The Lifelong Learning Society has about 16,000 paid members between its two locations in Boca Raton and Jupiter, mostly seniors who want to learn for the sake of learning. Thousands more attend occasional lectures on politics, religion, world affairs, the arts, and this year, sports.
The enormous growth of FAU's program, which started in the early 1980s, has attracted attention around the country.
"We all look at FAU and go, 'Holy cow,'" said Kali Lightfoot, executive director of the Osher Lifelong Institute Resource Center, which supports 117 programs in the country.
FAU is not a member of the Osher network, whose largest program is the University of Delaware, at about 3,000 students.
One obvious reason for FAU's popularity is the demographics of South Florida, which has one of the largest and most active senior communities in the United States. Buses from retirement communities drop off their residents to attend the classes.
Some students take one or two classes a year, while others, including Boca Raton resident Phyllis Novetsky, take more than 50.
"The subject matter is far different than I would imagine, and the quality is top notch," said Novetsky, 80, who recently relocated from Michigan. "It's a lot better way for me to spend my retirement than going to the casino."
Novetsky has plenty of company.
"We have people who register for thousands of dollars' worth of programs," said Herbert Shapiro, assistant provost for lifelong learning at FAU. "They're here all the time."
In Broward County, Nova Southeastern University offers a much smaller lifelong learning program, but it, too, is growing, from about 110 members in 2007 to more than 225 this year, program director Linda Maurice said.
FAU's Jupiter program has pretty much taken over that campus.
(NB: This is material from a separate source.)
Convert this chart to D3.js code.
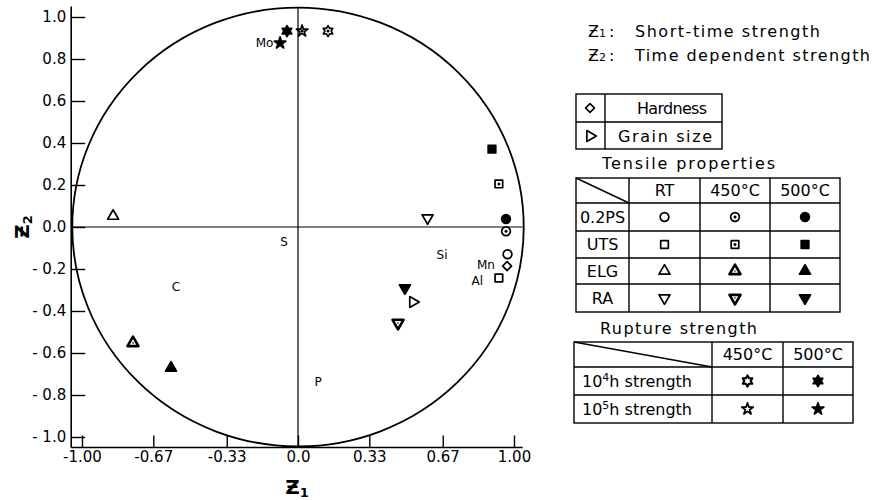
<!DOCTYPE html>
<html>
<head>
<meta charset="utf-8">
<script src="https://cdn.jsdelivr.net/npm/d3@7"></script>
<style>
  body { margin: 0; background: #fff; }
  svg { display: block; font-family: "DejaVu Sans", "Liberation Sans", sans-serif; }
</style>
</head>
<body>
<svg id="chart" width="881" height="500"></svg>
<script>
// tensile points: [property, temperature, z1, z2]
const tensilePts = [
    ["0.2PS", "RT", 0.97, -0.13],
    ["0.2PS", "450", 0.963, -0.02],
    ["0.2PS", "500", 0.963, 0.038],
    ["UTS", "RT", 0.93, -0.243],
    ["UTS", "450", 0.93, 0.205],
    ["UTS", "500", 0.898, 0.371],
    ["ELG", "RT", -0.856, 0.052],
    ["ELG", "450", -0.764, -0.552],
    ["ELG", "500", -0.588, -0.671],
    ["RA", "RT", 0.60, 0.043],
    ["RA", "450", 0.463, -0.457],
    ["RA", "500", 0.495, -0.29]
];
// rupture points: [hours, temperature, z1, z2]
const rupturePts = [
    ["1e4", "450", 0.139, 0.933],
    ["1e4", "500", -0.051, 0.933],
    ["1e5", "450", 0.019, 0.933],
    ["1e5", "500", -0.083, 0.876]
];
// other properties: [name, z1, z2]
const otherPts = [
    ["Hardness", 0.968, -0.186],
    ["Grain size", 0.532, -0.357]
];
// alloying element labels
const elements = ["Mo", "Si", "Mn", "Al", "S", "C", "P"];
const elemZ1 = [-0.155, 0.667, 0.87, 0.83, -0.065, -0.565, 0.093];
const elemZ2 = [0.876, -0.133, -0.18, -0.258, -0.071, -0.286, -0.738];

const xTicks = [-1, -0.67, -0.33, 0, 0.33, 0.67, 1];
const xTickLabels = ["-1.00", "-0.67", "-0.33", "0.0", "0.33", "0.67", "1.00"];
const yTicks = [1, 0.8, 0.6, 0.4, 0.2, 0, -0.2, -0.4, -0.6, -0.8, -1];
const yTickLabels = ["1.0", "0.8", "0.6", "0.4", "0.2", "0.0", "- 0.2", "- 0.4", "- 0.6", "- 0.8", "- 1.0"];

const tensileRows = ["0.2PS", "UTS", "ELG", "RA"];
const tensileCols = ["RT", "450°C", "500°C"];
const ruptureCols = ["450°C", "500°C"];

const rowShape = { "0.2PS": "circle", "UTS": "square", "ELG": "triangle", "RA": "triangleDown" };
const tempStyle = { "RT": "open", "450": "dot", "500": "filled" };

const svg = d3.select("#chart");

const x = d3.scaleLinear().domain([-1, 1]).range([82, 514]);
const y = d3.scaleLinear().domain([-1, 1]).range([437, 17]);

// hexagram path (six pointed star)
function hexagram(R) {
    const r = R / Math.sqrt(3);
    let pts = [];
    for (let i = 0; i < 12; i++) {
        const a = -Math.PI / 2 + i * Math.PI / 6;
        const rr = i % 2 === 0 ? R : r;
        pts.push([rr * Math.cos(a), rr * Math.sin(a)]);
    }
    return "M" + pts.map(p => p[0].toFixed(2) + "," + p[1].toFixed(2)).join("L") + "Z";
}

function drawSym(g, shape, style, cx, cy) {
    let d, rot = 0;
    if (shape === "circle") d = d3.symbol(d3.symbolCircle, 60)();
    else if (shape === "square") d = d3.symbol(d3.symbolSquare, 58)();
    else if (shape === "diamond") { d = d3.symbol(d3.symbolSquare, 40)(); rot = 45; }
    else if (shape === "triangle") d = d3.symbol(d3.symbolTriangle, 52)();
    else if (shape === "triangleDown") { d = d3.symbol(d3.symbolTriangle, 52)(); rot = 180; }
    else if (shape === "triangleRight") { d = d3.symbol(d3.symbolTriangle, 52)(); rot = 90; }
    else if (shape === "star") d = d3.symbol(d3.symbolStar, 42)();
    else if (shape === "hexagram") d = hexagram(5.5);

    const s = g.append("g").attr("transform", `translate(${cx},${cy}) rotate(${rot})`);
    let sw = 1.7;
    if (style === "dot" && shape.startsWith("triangle")) sw = 2.6;
    if (shape === "hexagram" && style === "open") sw = 2.2;
    s.append("path")
        .attr("d", d)
        .attr("fill", style === "filled" ? "#000" : "#fff")
        .attr("stroke", "#000")
        .attr("stroke-width", sw)
        .attr("stroke-linejoin", "round");
    if (style === "dot") {
        s.append("circle").attr("r", shape.startsWith("triangle") ? 0.8 : 1.5).attr("fill", "#000");
    }
}

// ---- plot frame
const plot = svg.append("g");

plot.append("line")
    .attr("x1", x(-1.05)).attr("x2", x(-1.05))
    .attr("y1", y(1.05)).attr("y2", y(-1.05))
    .attr("stroke", "#000").attr("stroke-width", 1.6);
plot.append("line")
    .attr("x1", x(-1.05)).attr("x2", x(1.04))
    .attr("y1", y(-1.05)).attr("y2", y(-1.05))
    .attr("stroke", "#000").attr("stroke-width", 1.6);

// y axis (ticks pointing inwards)
const yAxis = plot.append("g")
    .attr("transform", `translate(${x(-1.05)},0)`)
    .call(d3.axisLeft(y).tickValues(yTicks).tickSize(-14).tickPadding(5)
        .tickFormat((d, i) => yTickLabels[i]));
yAxis.select(".domain").remove();
yAxis.selectAll("line").attr("stroke-width", 1.4);
yAxis.selectAll("text").style("font-size", "15px").style("font-family", "DejaVu Sans").attr("fill", "#000");

// x axis
const xAxis = plot.append("g")
    .attr("transform", `translate(0,${y(-1.05)})`)
    .call(d3.axisBottom(x).tickValues(xTicks).tickSize(-12).tickPadding(4)
        .tickFormat((d, i) => xTickLabels[i]));
xAxis.select(".domain").remove();
xAxis.selectAll("line").attr("stroke-width", 1.4);
xAxis.selectAll("text").style("font-size", "15px").style("font-family", "DejaVu Sans").attr("fill", "#000");

// unit circle
const R = 1.045;
plot.append("ellipse")
    .attr("cx", x(0)).attr("cy", y(0))
    .attr("rx", x(R) - x(0)).attr("ry", y(0) - y(R))
    .attr("fill", "none").attr("stroke", "#000").attr("stroke-width", 1.8);

// cross lines
plot.append("line")
    .attr("x1", x(-1.05)).attr("x2", x(1.04))
    .attr("y1", y(0)).attr("y2", y(0))
    .attr("stroke", "#000").attr("stroke-width", 1.2);
plot.append("line")
    .attr("x1", x(0)).attr("x2", x(0))
    .attr("y1", y(R)).attr("y2", y(-1.05))
    .attr("stroke", "#000").attr("stroke-width", 1.2);

// axis titles
const zx = plot.append("text")
    .attr("x", x(0) - 1).attr("y", 494)
    .attr("text-anchor", "middle")
    .style("font-size", "20px").style("font-weight", "bold");
zx.append("tspan").text("Ƶ");
zx.append("tspan").attr("dy", 3).style("font-size", "13px").text("1");

const zy = plot.append("text")
    .attr("transform", `translate(29,${y(0)}) rotate(-90)`)
    .attr("text-anchor", "middle")
    .style("font-size", "20px").style("font-weight", "bold");
zy.append("tspan").text("Ƶ");
zy.append("tspan").attr("dy", 3).style("font-size", "13px").text("2");

// data points
tensilePts.forEach(p => drawSym(plot, rowShape[p[0]], tempStyle[p[1]], x(p[2]), y(p[3])));
rupturePts.forEach(p => drawSym(plot, p[0] === "1e4" ? "hexagram" : "star", tempStyle[p[1]], x(p[2]), y(p[3])));
otherPts.forEach(p => drawSym(plot, p[0] === "Hardness" ? "diamond" : "triangleRight", "open", x(p[1]), y(p[2])));

// element labels
elements.forEach((e, i) => {
    plot.append("text")
        .attr("x", x(elemZ1[i])).attr("y", y(elemZ2[i]))
        .attr("text-anchor", "middle")
        .attr("dominant-baseline", "central")
        .style("font-size", "12px")
        .text(e);
});

// ---- legend
const leg = svg.append("g").style("font-size", "16px");

function wideText(xx, yy, str, len) {
    return leg.append("text").attr("x", xx).attr("y", yy)
        .attr("textLength", len).attr("lengthAdjust", "spacing").text(str);
}

function zLine(sub, label, yy, len) {
    const t = leg.append("text").attr("x", 588).attr("y", yy);
    t.append("tspan").style("font-size", "16px").text("Ƶ");
    t.append("tspan").style("font-size", "11px").text(sub);
    leg.append("text").attr("x", 609).attr("y", yy).text(":");
    wideText(635, yy, label, len);
}
zLine("1", "Short-time strength", 37, 185);
zLine("2", "Time dependent strength", 61, 235);

function cellLines(xs, ys) {
    const g = leg.append("g").attr("stroke", "#000").attr("stroke-width", 1.4).attr("fill", "none");
    g.append("rect").attr("x", xs[0]).attr("y", ys[0])
        .attr("width", xs[xs.length - 1] - xs[0]).attr("height", ys[ys.length - 1] - ys[0]);
    xs.slice(1, -1).forEach(v => g.append("line").attr("x1", v).attr("x2", v).attr("y1", ys[0]).attr("y2", ys[ys.length - 1]));
    ys.slice(1, -1).forEach(v => g.append("line").attr("x1", xs[0]).attr("x2", xs[xs.length - 1]).attr("y1", v).attr("y2", v));
    return g;
}

// hardness / grain size box
const hx = [576, 605, 722], hy = [94, 122, 149];
cellLines(hx, hy);
drawSym(leg, "diamond", "open", 590, 108);
drawSym(leg, "triangleRight", "open", 590, 136);
wideText(637, 114, "Hardness", 70);
wideText(618, 142, "Grain size", 94);

// tensile table
wideText(602, 169, "Tensile properties", 173);
const tx = [576, 629, 700, 770, 840], ty = [178, 203, 231, 258, 284, 312];
const tg = cellLines(tx, ty);
tg.append("line").attr("x1", tx[0]).attr("y1", ty[0]).attr("x2", tx[1]).attr("y2", ty[1]);
tensileCols.forEach((c, i) => {
    leg.append("text").attr("x", (tx[i + 1] + tx[i + 2]) / 2).attr("y", (ty[0] + ty[1]) / 2)
        .attr("text-anchor", "middle").attr("dominant-baseline", "central").text(c);
});
tensileRows.forEach((r, j) => {
    const cy = (ty[j + 1] + ty[j + 2]) / 2;
    leg.append("text").attr("x", (tx[0] + tx[1]) / 2).attr("y", cy)
        .attr("text-anchor", "middle").attr("dominant-baseline", "central").text(r);
    ["RT", "450", "500"].forEach((t, i) => {
        drawSym(leg, rowShape[r], tempStyle[t], (tx[i + 1] + tx[i + 2]) / 2, cy);
    });
});

// rupture table
wideText(600, 334, "Rupture strength", 157);
const rx = [574, 712, 783, 853], ry = [342, 367, 395, 423];
const rg = cellLines(rx, ry);
rg.append("line").attr("x1", rx[0]).attr("y1", ry[0]).attr("x2", rx[1]).attr("y2", ry[1]);
ruptureCols.forEach((c, i) => {
    leg.append("text").attr("x", (rx[i + 1] + rx[i + 2]) / 2).attr("y", (ry[0] + ry[1]) / 2)
        .attr("text-anchor", "middle").attr("dominant-baseline", "central").text(c);
});
[["4", "hexagram"], ["5", "star"]].forEach((r, j) => {
    const cy = (ry[j + 1] + ry[j + 2]) / 2;
    const t = leg.append("text").attr("x", 582).attr("y", cy + 6);
    t.append("tspan").text("10");
    t.append("tspan").attr("dy", -6).style("font-size", "11px").text(r[0]);
    t.append("tspan").attr("dy", 6).text("h strength");
    drawSym(leg, r[1], "open", (rx[1] + rx[2]) / 2, cy);
    drawSym(leg, r[1], "filled", (rx[2] + rx[3]) / 2, cy);
});
</script>
</body>
</html>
While the regular student population in Jupiter is about 900, half what it was a decade ago, the Lifelong Learning population has more than tripled during that time, with about 7,000 members now.
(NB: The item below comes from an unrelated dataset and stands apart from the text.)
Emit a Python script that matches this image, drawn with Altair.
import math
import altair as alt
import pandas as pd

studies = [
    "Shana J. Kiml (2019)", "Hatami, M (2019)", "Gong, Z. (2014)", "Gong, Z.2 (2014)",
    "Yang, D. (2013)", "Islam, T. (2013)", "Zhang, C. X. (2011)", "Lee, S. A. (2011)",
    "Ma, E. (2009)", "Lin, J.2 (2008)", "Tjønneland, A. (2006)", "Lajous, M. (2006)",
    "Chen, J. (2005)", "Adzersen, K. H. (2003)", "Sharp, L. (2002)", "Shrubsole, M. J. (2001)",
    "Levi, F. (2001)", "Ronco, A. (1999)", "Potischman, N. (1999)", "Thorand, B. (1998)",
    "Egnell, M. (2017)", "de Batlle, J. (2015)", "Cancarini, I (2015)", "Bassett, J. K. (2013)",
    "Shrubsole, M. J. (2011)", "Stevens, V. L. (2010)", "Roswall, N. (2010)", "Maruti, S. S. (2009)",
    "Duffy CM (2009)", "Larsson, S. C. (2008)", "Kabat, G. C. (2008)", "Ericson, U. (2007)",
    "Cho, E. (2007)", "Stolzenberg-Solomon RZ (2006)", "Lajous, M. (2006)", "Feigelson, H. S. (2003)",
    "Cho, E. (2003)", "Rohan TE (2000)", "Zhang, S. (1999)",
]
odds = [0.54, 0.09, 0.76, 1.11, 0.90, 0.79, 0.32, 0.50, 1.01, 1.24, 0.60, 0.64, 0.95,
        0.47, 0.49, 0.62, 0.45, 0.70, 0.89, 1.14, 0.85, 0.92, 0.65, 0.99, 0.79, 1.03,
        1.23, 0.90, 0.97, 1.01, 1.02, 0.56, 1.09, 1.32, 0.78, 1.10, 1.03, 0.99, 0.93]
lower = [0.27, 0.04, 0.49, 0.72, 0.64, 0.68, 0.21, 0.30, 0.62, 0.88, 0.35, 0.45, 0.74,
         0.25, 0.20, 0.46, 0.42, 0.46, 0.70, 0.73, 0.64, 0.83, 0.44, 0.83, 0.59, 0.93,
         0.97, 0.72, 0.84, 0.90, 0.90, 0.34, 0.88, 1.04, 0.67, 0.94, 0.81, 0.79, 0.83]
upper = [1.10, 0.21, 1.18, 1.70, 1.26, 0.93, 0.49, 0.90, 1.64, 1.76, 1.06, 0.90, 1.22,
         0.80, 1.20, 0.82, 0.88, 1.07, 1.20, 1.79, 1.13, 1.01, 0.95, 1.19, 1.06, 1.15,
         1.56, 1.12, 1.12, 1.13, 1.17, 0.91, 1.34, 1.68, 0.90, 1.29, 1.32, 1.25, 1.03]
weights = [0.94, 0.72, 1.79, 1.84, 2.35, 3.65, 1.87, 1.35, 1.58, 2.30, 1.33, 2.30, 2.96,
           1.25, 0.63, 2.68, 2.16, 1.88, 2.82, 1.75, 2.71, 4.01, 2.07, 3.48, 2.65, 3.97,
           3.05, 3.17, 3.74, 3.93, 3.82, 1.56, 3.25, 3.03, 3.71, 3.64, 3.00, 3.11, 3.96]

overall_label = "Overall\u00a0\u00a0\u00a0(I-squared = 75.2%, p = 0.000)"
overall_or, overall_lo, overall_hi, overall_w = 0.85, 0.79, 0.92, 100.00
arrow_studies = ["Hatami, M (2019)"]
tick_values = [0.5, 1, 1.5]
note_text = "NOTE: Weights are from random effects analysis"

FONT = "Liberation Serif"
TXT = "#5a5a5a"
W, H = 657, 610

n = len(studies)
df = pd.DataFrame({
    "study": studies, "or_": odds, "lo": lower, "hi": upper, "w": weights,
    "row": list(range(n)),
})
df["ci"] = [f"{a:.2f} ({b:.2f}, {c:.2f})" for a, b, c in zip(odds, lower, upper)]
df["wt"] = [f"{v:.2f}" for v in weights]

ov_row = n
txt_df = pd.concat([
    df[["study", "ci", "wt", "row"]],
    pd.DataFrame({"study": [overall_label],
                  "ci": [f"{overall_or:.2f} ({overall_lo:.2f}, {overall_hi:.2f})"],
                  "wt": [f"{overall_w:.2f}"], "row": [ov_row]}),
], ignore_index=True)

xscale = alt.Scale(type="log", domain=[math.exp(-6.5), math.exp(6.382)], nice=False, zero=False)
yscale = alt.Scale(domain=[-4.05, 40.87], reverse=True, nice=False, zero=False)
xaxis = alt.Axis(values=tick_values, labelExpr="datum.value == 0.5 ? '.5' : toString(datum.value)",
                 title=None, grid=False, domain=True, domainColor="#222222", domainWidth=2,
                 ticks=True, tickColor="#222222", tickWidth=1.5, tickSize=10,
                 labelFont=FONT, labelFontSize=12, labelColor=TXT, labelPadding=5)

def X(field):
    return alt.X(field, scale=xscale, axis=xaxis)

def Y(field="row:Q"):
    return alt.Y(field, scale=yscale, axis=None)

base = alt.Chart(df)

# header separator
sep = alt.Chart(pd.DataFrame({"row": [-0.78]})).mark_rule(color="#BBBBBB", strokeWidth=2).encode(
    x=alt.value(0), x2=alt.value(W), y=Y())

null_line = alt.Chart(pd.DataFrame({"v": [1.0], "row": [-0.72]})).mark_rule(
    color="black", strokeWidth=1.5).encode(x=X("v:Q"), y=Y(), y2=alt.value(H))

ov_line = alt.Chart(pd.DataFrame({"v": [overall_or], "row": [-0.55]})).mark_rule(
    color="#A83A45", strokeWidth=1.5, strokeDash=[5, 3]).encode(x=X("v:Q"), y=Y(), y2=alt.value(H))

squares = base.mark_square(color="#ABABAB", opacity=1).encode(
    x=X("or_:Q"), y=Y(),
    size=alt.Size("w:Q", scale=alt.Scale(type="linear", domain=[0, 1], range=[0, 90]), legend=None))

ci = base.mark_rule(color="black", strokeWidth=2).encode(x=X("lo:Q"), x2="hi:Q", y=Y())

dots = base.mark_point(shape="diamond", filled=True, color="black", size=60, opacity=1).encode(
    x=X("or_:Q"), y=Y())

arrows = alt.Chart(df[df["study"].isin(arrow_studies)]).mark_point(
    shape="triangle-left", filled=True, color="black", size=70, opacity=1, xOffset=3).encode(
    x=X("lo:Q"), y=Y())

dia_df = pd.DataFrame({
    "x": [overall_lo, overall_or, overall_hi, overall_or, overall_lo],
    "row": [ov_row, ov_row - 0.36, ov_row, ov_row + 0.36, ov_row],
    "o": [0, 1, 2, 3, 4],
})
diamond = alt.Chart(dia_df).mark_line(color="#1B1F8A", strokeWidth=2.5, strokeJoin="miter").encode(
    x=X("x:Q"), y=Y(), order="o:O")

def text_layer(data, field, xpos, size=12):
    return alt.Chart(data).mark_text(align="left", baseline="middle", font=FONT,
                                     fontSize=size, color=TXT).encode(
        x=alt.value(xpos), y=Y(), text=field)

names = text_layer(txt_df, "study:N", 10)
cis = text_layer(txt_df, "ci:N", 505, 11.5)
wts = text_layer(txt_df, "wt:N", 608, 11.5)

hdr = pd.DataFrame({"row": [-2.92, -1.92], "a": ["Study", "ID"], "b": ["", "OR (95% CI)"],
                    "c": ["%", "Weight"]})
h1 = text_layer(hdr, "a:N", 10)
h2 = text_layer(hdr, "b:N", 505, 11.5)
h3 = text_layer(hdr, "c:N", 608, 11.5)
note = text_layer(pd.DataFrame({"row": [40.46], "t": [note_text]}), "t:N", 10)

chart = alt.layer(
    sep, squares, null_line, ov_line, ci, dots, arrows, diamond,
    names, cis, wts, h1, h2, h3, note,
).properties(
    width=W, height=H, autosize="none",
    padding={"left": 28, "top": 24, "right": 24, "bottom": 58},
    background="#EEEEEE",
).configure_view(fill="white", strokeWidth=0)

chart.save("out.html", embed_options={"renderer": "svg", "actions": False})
In Boca Raton, more than 700 people signed up for an eight-week series on Islam taught by Robert Rabil, an associate professor of political science. That's 200 more than could fit in the program's Barry and Florence Friedberg Lifelong Learning Auditorium. So a second class was added.
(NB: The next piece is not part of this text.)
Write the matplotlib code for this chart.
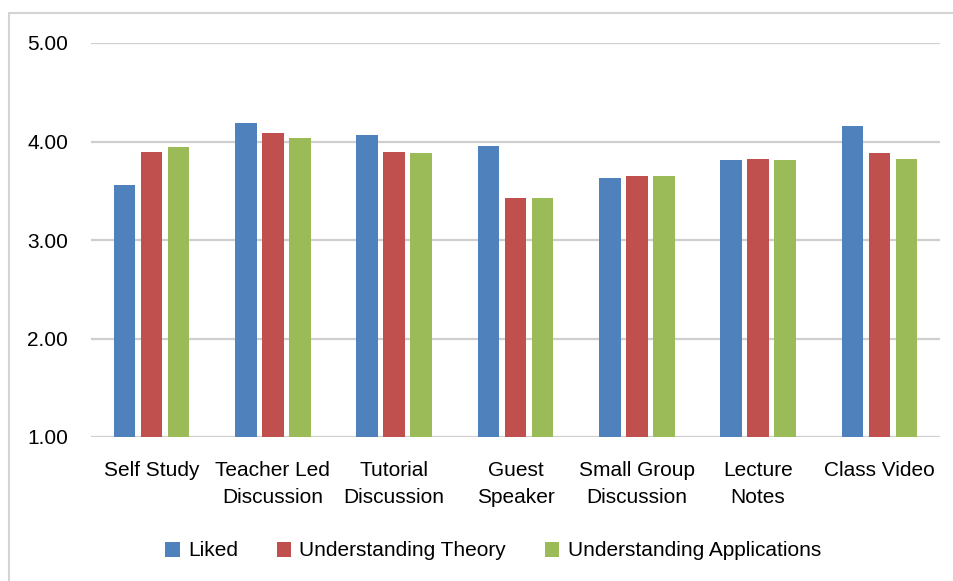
import numpy as np
import matplotlib
matplotlib.use("Agg")
from matplotlib import pyplot as plt
from matplotlib.patches import Rectangle

# data
categories = ["Self Study", "Teacher Led\nDiscussion", "Tutorial\nDiscussion", "Guest\nSpeaker",
              "Small Group\nDiscussion", "Lecture\nNotes", "Class Video"]
liked = [3.56, 4.19, 4.07, 3.95, 3.63, 3.81, 4.16]
theory = [3.89, 4.09, 3.89, 3.43, 3.65, 3.82, 3.88]
applications = [3.94, 4.04, 3.88, 3.43, 3.65, 3.81, 3.82]
series_names = ["Liked", "Understanding Theory", "Understanding Applications"]
colors = ["#4F81BD", "#C0504D", "#9BBB59"]
yticks = [1.0, 2.0, 3.0, 4.0, 5.0]

plt.rcParams['font.family'] = ['Liberation Sans', 'DejaVu Sans']

fig = plt.figure(figsize=(9.54, 5.81), dpi=100)
ax = fig.add_axes([91/954, 1-437/581, (940-91)/954, (437-43)/581])

x = np.arange(len(categories))
w = 0.178
off = 0.223
for i, vals in enumerate([liked, theory, applications]):
    ax.bar(x + (i-1)*off, np.array(vals) - 1.0, w, bottom=1.0, color=colors[i],
           label=series_names[i], zorder=3)

ax.set_xlim(-0.5, len(categories)-0.5)
ax.set_ylim(1, 5)
ax.set_yticks(yticks)
ax.set_yticklabels([f"{v:.2f}" for v in yticks], fontsize=15)
ax.set_xticks(x)
ax.set_xticklabels(categories, fontsize=15, linespacing=1.55)
ax.tick_params(axis='both', length=0)
ax.tick_params(axis='y', pad=16.5)
ax.tick_params(axis='x', pad=17)
ax.grid(axis='y', color='#CFCFCF', linewidth=1.6, zorder=0)
for s in ax.spines.values():
    s.set_visible(False)

ax.legend(loc='center', bbox_to_anchor=(493/954, (581-551)/581), bbox_transform=fig.transFigure,
          ncol=3, frameon=False, fontsize=15, handlelength=0.7, handleheight=0.7,
          handletextpad=0.4, columnspacing=1.85)

# chart frame: only top and left edges are visible in the crop
fig.patches.append(Rectangle((9/954, -0.05), 1.0, 1-13/581 + 0.05, transform=fig.transFigure,
                             fill=False, edgecolor='#D4D4D4', linewidth=1.5))

fig.savefig("out.png", dpi=100)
The 108-page catalog for the Boca Raton campus includes classes on weighty subjects such as terrorism, United States and Israeli relations, and the Japanese attack on Pearl Harbor, as well as more lighthearted fare, such as the music of Rogers and Hammerstein and the life of television pioneer Sid Caesar.
And new this year, both programs will offer multi-week sessions on sports. A four-week series titled "First Pitch to Sliding Home: A Beginner's Guide to Baseball History" starts Feb. 7 in Boca Raton. In Jupiter, a four-week series called "Sports in Society," presented by retired New York Times sportswriter Ira Berkow, started Jan. 14. Sportscaster Brent Musburger is scheduled to speak Tuesday.
"The series has been very well received with about 300 people attending," said Rene Friedman, director of the Jupiter program. "We've even had people in their 20s show up."
Most lectures are taught by faculty from FAU and other nearby colleges and universities, although a growing number of out-of-town speakers are participating when they're in the area, Shapiro said.
Prices at FAU's classes tend to range from about $25 for single lectures to about $70 for multi-session classes, plus a membership fee. Nonmembers can pay a higher per-class fee.
NSU's program attracts people who want to attend a lot of classes. The cost is about $500 a year for unlimited classes four days a week, with a prorated charge for a partial year and free offerings in the summer.
Many of NSU's programs focus on the arts, including classes on opera, French literature and singer Tony Bennett as well as sessions on politics, history and the law.